6. A canister-type vacuum comprising:

a top cover; and

a bottom particle container portion;

the bottom particle container portion including:

a suction fan motor;

a suction fan driven by the motor and including a plurality of fan blades driven at a high velocity to suck fluid from a first side thereof to a second side thereof;

a cyclonic separation device comprising:

a cyclone chamber substantially cylindrical in shape and having a predetermined diameter; the cyclonic chamber further comprising:

a tangential inlet formed on a first longitudinal end thereof;

a particle opening formed on a second longitudinal end thereof, opposite the first longitudinal end and configured for particles to pass out of the cyclone chamber; and

an exit opening formed in a top of the cyclone chamber, between the first and second longitudinal ends and configured for fluid to leave the cyclone chamber, wherein the suction fan is positioned downstream of the exit opening.
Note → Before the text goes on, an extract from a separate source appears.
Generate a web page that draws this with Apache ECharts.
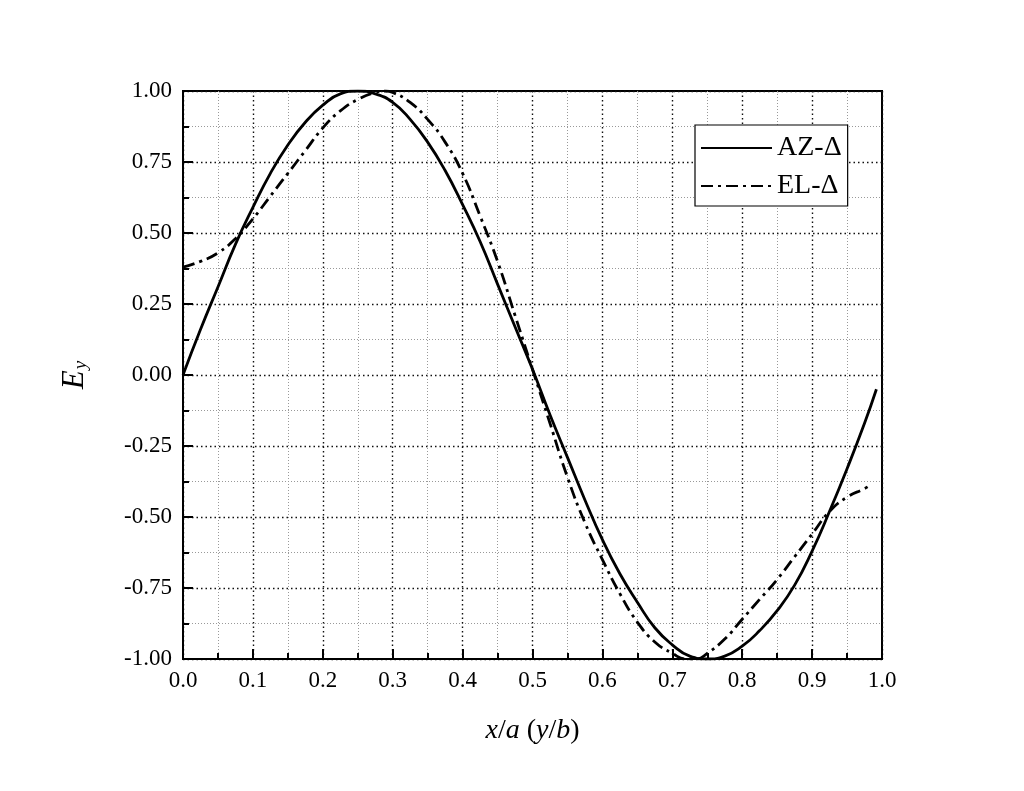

7. A vacuum system comprising:

a housing;

a hose connected to the housing; and

a pick up head connected to the hose;

the housing further comprising;

a suction fan motor;

a suction fan driven by the motor and including a plurality of fan blades driven at a high velocity to suck fluid from a first side thereof to a second side thereof;

a cyclonic separation device comprising:

a cyclone chamber substantially cylindrical in shape and having a predetermined diameter; the cyclonic chamber further comprising:

a tangential inlet formed on a first longitudinal end thereof and in fluid communication with the hose;

a particle opening formed on a second longitudinal end thereof, opposite the first longitudinal end and configured for particles to pass out of the cyclone chamber; and

an exit opening formed in a top of the cyclone chamber, between the first and second longitudinal ends and configured for fluid to leave the cyclone chamber, wherein the suction fan is positioned downstream of the exit opening.

8. The vacuum system of claim 7, wherein the hose is made of a flexible material.

9. The vacuum system of claim 7, wherein the hose is a pipe.